== STATED PROBLEM ==
Show all lines that include the string "this"; copy each one.

== SOURCE DATA ==
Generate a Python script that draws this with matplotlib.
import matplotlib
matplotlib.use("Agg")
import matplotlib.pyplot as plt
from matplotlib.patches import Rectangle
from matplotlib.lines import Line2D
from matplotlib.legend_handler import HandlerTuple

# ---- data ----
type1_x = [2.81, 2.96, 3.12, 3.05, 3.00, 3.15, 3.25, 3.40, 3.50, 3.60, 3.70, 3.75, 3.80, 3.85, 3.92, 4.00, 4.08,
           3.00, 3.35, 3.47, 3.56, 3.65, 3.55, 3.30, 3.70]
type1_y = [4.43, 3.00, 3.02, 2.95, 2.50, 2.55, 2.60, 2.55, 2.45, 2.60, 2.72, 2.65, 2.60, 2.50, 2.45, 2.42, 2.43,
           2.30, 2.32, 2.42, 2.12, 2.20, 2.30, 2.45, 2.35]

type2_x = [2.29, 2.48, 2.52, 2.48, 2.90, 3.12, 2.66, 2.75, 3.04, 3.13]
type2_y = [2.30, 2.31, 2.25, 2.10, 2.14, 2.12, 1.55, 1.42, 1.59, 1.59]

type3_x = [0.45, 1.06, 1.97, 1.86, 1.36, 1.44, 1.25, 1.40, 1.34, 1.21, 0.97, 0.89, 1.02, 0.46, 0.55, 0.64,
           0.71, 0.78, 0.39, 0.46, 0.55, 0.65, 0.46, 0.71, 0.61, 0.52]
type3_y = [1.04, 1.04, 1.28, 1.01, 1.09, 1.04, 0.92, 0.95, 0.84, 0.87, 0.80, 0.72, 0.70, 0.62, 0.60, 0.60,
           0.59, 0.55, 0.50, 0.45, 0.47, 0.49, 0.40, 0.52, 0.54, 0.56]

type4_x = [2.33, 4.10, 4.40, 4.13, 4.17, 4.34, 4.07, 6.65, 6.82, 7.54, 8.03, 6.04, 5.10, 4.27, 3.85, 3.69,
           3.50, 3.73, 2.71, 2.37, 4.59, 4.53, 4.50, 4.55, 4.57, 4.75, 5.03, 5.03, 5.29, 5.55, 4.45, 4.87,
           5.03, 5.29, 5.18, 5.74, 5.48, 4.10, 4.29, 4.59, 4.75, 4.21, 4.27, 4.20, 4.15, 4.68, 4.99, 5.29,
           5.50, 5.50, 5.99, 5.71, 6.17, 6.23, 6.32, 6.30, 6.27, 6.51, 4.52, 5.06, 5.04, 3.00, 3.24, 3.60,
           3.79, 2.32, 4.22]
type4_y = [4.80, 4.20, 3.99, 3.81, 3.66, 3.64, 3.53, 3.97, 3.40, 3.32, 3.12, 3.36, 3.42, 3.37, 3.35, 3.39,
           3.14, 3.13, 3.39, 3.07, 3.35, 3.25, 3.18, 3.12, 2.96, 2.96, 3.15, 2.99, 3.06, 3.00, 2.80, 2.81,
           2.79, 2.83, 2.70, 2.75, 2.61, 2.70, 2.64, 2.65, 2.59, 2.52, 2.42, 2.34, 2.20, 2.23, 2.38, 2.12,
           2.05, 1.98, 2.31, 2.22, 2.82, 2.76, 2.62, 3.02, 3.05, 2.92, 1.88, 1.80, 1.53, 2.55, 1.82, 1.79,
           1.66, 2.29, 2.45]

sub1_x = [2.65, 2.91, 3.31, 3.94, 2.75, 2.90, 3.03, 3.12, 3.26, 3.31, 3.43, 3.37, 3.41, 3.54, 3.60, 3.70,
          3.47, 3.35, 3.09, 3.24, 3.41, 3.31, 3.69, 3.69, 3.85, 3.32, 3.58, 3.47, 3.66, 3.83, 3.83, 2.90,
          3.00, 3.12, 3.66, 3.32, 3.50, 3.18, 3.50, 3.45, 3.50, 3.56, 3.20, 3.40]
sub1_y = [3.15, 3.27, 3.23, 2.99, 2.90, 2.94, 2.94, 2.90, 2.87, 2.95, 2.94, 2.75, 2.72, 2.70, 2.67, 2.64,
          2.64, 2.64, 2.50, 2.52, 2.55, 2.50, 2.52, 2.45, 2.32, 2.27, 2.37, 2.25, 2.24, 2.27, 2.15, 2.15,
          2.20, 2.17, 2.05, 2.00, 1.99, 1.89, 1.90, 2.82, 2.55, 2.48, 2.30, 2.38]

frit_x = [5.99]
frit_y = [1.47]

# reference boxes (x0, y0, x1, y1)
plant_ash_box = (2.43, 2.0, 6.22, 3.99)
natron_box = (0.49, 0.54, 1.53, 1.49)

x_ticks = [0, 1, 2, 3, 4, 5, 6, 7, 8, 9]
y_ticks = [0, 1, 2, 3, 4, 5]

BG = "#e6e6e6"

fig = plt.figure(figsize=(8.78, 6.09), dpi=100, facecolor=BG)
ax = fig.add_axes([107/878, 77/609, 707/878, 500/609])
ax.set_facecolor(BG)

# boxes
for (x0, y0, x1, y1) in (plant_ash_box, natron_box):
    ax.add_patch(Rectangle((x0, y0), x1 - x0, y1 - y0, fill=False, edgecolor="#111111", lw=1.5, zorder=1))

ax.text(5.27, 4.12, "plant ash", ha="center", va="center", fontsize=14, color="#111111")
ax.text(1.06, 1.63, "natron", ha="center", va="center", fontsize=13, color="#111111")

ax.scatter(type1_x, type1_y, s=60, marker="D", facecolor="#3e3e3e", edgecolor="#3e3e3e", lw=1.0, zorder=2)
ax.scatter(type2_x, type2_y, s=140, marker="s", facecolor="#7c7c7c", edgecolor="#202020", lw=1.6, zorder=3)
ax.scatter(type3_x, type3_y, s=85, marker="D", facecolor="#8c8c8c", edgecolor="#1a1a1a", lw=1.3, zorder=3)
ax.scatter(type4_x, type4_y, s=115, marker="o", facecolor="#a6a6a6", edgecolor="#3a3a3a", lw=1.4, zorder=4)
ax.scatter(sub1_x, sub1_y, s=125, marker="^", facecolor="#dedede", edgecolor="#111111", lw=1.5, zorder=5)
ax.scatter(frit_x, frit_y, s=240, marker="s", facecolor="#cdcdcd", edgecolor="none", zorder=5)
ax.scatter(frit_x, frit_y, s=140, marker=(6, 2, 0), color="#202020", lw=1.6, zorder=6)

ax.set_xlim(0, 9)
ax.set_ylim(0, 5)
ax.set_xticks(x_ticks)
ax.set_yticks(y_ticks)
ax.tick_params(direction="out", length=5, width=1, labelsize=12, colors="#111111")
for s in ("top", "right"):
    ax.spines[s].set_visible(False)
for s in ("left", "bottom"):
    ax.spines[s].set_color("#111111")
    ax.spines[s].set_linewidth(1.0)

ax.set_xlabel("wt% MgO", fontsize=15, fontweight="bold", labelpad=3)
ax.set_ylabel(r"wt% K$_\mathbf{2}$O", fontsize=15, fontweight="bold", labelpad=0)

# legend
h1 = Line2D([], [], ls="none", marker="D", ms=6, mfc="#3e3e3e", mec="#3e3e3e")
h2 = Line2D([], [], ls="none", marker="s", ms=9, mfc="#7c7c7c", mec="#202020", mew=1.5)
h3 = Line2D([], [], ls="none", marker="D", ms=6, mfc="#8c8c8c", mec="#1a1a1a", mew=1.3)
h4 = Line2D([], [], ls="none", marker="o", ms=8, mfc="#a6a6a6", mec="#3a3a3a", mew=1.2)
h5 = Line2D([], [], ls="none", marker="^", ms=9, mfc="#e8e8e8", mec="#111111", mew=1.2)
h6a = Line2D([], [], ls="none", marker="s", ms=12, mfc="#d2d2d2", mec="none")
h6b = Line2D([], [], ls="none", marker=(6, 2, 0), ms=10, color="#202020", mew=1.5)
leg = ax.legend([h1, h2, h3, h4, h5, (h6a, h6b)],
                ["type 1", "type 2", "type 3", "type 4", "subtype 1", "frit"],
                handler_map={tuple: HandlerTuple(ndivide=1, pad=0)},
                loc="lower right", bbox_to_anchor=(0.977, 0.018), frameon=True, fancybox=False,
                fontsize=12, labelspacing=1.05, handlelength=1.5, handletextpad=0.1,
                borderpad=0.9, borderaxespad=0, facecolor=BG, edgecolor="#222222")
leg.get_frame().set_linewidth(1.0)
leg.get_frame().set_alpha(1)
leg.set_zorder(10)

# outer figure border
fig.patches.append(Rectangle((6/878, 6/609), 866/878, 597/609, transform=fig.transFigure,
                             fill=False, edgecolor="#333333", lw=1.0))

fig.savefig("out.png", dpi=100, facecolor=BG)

--

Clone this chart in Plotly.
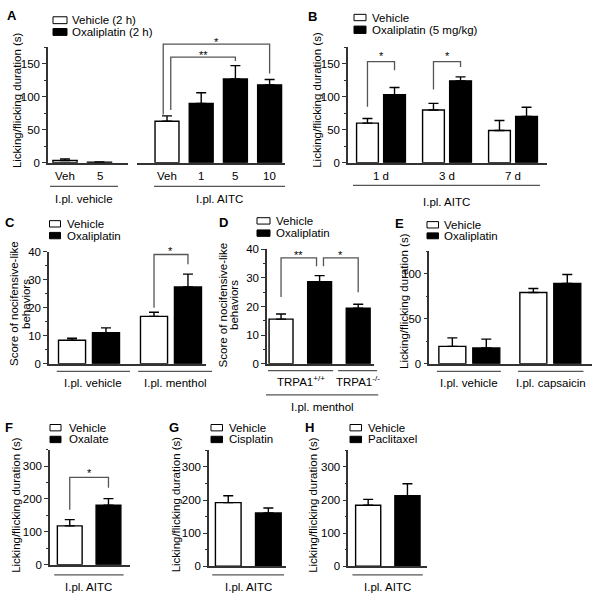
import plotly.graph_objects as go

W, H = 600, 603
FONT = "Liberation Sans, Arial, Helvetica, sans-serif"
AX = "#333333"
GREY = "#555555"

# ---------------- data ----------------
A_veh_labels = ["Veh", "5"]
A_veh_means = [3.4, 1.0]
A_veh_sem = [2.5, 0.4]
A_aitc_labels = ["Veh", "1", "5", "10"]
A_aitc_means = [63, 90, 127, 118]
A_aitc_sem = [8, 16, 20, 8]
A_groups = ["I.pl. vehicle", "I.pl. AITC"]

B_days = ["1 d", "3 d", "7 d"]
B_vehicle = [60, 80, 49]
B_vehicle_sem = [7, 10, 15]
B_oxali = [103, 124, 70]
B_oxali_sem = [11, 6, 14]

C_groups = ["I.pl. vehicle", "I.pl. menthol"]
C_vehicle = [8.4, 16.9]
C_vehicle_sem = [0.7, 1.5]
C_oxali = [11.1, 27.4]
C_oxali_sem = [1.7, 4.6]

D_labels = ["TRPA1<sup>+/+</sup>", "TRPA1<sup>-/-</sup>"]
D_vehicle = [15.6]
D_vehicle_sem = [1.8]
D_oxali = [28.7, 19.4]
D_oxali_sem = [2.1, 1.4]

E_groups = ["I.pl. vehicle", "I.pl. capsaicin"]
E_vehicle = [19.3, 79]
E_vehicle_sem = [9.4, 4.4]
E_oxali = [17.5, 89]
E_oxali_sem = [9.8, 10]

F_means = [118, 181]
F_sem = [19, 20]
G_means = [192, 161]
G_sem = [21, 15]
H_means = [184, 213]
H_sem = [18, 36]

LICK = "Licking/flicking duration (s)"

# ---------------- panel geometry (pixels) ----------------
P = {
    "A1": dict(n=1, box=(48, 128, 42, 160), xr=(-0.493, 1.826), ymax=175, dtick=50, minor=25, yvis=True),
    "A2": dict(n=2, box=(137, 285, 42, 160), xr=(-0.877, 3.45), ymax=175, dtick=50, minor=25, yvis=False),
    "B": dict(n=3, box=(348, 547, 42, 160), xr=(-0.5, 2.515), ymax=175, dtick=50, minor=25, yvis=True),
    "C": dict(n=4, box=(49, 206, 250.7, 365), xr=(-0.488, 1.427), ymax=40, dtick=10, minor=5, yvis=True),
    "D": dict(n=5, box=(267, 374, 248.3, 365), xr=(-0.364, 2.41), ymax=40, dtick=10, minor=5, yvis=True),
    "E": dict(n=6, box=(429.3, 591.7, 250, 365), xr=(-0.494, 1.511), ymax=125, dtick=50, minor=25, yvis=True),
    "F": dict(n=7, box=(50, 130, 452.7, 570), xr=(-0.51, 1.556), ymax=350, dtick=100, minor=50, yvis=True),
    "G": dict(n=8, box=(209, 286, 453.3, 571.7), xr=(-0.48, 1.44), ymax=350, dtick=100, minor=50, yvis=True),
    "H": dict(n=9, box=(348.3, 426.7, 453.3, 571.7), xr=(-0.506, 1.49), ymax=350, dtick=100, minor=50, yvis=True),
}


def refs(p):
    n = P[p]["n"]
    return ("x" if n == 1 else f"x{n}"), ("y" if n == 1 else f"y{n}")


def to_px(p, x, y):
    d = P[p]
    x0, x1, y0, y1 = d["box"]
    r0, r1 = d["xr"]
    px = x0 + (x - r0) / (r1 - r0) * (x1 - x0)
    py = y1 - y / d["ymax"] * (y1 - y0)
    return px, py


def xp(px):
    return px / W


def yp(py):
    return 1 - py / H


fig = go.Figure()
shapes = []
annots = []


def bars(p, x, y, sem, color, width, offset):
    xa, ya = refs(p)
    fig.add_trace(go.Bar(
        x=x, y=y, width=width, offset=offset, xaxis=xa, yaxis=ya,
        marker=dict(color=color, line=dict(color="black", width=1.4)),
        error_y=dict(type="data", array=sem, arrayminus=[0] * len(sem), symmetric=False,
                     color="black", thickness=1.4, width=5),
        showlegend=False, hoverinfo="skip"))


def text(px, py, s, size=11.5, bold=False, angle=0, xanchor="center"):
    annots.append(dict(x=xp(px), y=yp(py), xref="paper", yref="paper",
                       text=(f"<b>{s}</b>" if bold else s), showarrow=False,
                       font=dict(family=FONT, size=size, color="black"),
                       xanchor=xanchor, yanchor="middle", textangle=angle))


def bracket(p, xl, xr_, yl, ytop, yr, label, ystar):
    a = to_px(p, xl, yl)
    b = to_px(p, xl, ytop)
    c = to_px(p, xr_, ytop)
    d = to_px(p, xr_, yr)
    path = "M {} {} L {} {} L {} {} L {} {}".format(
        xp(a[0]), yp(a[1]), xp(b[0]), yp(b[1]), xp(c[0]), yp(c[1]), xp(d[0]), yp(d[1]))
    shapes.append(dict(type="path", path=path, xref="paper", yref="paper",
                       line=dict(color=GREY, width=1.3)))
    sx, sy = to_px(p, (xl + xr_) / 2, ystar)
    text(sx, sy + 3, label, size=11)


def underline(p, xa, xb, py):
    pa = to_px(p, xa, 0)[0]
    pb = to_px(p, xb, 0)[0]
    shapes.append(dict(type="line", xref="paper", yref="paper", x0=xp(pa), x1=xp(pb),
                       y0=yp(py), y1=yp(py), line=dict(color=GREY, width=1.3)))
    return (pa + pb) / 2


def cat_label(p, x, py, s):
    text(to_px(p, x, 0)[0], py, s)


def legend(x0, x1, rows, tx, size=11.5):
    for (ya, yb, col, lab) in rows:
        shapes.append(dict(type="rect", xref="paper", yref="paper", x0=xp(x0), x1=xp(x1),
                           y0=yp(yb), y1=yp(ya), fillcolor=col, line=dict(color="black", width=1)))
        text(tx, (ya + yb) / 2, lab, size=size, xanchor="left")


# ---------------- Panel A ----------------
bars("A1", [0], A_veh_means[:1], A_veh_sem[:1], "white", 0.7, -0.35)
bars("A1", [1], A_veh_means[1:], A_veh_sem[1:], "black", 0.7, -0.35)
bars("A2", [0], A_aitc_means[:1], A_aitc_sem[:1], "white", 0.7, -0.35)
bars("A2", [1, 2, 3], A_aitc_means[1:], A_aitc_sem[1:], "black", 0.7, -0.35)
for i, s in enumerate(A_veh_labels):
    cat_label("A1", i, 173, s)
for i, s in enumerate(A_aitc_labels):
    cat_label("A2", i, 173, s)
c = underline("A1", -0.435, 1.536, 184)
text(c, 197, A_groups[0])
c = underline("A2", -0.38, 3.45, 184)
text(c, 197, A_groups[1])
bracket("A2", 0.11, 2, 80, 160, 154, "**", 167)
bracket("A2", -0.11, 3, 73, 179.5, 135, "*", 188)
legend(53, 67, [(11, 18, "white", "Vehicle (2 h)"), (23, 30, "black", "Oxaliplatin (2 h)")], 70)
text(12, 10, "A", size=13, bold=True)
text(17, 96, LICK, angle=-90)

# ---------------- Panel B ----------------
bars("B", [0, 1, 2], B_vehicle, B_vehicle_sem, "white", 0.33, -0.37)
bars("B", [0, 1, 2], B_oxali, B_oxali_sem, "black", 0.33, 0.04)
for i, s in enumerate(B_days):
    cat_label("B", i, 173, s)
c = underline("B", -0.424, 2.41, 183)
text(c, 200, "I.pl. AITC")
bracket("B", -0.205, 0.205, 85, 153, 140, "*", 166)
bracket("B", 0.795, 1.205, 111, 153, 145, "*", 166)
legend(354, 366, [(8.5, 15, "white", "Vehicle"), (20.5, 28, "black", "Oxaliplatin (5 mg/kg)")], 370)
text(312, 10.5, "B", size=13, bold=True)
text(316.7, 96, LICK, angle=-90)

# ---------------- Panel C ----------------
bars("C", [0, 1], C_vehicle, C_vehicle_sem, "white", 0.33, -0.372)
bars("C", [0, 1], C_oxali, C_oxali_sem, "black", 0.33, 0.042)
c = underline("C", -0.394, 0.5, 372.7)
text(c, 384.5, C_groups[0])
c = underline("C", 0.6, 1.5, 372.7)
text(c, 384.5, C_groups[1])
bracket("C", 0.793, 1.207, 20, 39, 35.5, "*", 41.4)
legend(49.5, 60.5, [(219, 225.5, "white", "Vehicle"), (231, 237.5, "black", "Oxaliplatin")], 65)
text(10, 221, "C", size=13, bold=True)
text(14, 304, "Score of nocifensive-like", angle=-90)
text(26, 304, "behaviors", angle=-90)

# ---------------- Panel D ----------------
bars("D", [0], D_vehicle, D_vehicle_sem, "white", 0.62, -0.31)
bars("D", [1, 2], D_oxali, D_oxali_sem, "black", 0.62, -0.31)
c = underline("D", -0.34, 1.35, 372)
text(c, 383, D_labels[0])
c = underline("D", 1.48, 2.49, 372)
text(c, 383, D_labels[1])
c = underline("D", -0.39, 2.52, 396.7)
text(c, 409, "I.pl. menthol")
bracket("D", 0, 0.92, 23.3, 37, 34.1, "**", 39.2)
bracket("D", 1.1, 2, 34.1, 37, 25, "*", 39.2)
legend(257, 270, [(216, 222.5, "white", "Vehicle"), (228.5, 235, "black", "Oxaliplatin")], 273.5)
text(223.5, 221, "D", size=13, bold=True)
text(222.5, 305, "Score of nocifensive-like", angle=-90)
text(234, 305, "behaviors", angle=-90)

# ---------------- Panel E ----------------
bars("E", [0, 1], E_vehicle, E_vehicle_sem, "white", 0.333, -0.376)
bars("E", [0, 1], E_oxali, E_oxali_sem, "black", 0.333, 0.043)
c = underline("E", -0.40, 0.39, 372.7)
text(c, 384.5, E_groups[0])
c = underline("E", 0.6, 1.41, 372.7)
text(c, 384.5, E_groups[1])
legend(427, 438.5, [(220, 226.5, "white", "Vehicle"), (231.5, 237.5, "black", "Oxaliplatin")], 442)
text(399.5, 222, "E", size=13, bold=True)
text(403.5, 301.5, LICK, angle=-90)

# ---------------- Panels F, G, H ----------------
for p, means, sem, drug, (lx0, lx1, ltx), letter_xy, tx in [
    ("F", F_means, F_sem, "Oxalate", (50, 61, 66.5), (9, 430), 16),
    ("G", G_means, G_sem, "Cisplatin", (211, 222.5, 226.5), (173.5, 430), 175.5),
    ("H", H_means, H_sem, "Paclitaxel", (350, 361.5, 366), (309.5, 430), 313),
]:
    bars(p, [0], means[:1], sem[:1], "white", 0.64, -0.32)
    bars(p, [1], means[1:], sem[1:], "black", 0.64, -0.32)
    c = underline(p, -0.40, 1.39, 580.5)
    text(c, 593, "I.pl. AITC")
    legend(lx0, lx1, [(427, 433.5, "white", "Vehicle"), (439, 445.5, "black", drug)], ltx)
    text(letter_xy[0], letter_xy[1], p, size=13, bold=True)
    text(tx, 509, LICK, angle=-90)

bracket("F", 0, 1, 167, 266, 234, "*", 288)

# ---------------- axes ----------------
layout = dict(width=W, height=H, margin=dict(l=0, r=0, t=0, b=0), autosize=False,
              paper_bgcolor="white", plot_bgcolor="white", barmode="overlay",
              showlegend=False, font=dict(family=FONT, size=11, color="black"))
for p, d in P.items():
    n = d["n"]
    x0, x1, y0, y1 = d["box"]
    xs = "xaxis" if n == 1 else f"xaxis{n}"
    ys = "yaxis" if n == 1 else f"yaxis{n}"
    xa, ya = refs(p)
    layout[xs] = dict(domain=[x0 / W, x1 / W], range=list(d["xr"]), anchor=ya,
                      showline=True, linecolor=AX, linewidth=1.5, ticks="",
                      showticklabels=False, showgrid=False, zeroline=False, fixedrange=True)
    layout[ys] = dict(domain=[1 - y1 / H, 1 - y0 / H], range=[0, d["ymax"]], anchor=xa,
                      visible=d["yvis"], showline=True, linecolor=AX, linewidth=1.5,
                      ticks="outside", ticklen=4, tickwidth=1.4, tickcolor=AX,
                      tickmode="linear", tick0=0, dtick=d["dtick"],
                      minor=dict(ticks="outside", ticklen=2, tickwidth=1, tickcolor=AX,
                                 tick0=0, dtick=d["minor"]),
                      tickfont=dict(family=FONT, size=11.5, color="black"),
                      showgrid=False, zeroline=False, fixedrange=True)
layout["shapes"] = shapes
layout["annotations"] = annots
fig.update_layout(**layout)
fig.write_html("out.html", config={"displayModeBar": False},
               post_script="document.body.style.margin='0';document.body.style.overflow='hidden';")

== RIGHT ANSWER ==
Generate a Python script that draws this with matplotlib.
Clone this chart in Plotly.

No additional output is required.